= Rancho Laguna de los Palos Colorados =

Mexican land grant in California

Rancho Laguna de Los Palos Colorados was a 13316 acre Mexican land grant in the Berkeley Hills (then called the Sierra de la Contra Costa, "Contra Costa Range") within present-day Contra Costa County, California.

It was given in 1841 by Governor Juan Alvarado to Joaquín Moraga and his cousin, Juan Bernal. The name means "Ranch of the Lake of the Redwoods" in Spanish.

The rancho included the present-day Orinda, Lafayette and Moraga, as well as the communities of Canyon and Rheem.

==History==
In 1835, Joaquín Moraga (1792–1855) and his cousin, Juan Bernal (1802–1847), successfully petitioned and were granted their request for Rancho Laguna de Los Palos Colorados. Joaquín Moraga was the grandson of José Joaquín Moraga, who was a Spanish soldier on the Anza Expedition. Juan Bernal was the grandson of Juan Francisco Bernal, also a Spanish soldier on the Anza Expedition.

With the cession of California to the United States following the Mexican-American War, the 1848 Treaty of Guadalupe Hidalgo provided that the land grants would be honored. As required by the Land Act of 1851, a claim for Rancho Laguna de los Palos Colorados was filed with the Public Land Commission in 1853, and the grant was patented to Joaquín Moraga in 1878.

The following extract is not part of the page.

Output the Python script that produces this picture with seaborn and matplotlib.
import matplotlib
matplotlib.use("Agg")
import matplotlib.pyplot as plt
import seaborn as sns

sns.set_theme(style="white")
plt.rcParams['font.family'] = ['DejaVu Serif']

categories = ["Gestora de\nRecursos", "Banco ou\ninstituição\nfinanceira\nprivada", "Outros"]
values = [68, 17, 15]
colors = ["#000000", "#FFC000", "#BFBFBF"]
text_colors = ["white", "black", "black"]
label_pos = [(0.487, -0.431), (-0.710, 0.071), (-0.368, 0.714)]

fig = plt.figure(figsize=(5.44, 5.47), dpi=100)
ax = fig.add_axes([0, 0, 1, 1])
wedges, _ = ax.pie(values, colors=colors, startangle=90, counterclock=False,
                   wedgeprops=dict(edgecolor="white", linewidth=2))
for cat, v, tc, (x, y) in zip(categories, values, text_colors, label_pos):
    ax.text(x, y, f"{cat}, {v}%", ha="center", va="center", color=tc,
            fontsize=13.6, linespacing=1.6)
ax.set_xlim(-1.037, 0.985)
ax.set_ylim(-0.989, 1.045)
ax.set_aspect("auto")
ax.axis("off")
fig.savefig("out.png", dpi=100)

Juan Bernal died in 1847, and Joaquín Moraga died in 1855. By 1859, through a series of complex and often questionable transactions, most of the Rancho Laguna de los Palos Colorados had been acquired by lawyer Horace Carpentier. Carpentier sold the land in 1889 to two railroad men, Angus A. Grant (1843–1901) and James A. Williamson (1829–1902). They formed the Moraga Land Association and planned to build a railroad and to subdivide the property into town sites and small ranches, but the plan never materialized and Carpentier foreclosed on the property.

In 1912, Charles A. Hooper (1843–1914) and James Irvine II were interested in purchasing the property. The Oakland & Antioch Railroad, which had been granted a right of way through the Rancho, had been completed in 1913. Hooper purchased the property and just a week later he made the first of a number of sales to his rival, Irvine. By 1923, Irvine's Moraga Company had acquired most of the rancho.

Irvine died in 1947 and in 1953 his heirs sold his remaining 5000 acre of the original rancho to the Utah Construction Company. The company was met with organized opposition from the community. During the thirteen years that Utah Construction owned the land, they never built a single home although this was the period of the great growth in the valley. They did, however, develop the subdivisions that were sold to numerous building contractors. Among those building contractors emerged the Rheem brothers, Donald and Richard, who in 1961 formed the Rheem Land Company.

==Historic sites of the Rancho==
- Moraga Adobe — the Joaquin Moraga Adobe is estimated to have been constructed about 1841. Listed on the National Register of Historic Places. In 1941 this property was acquired and restored by Katharine Brown White Irvine of Oakland.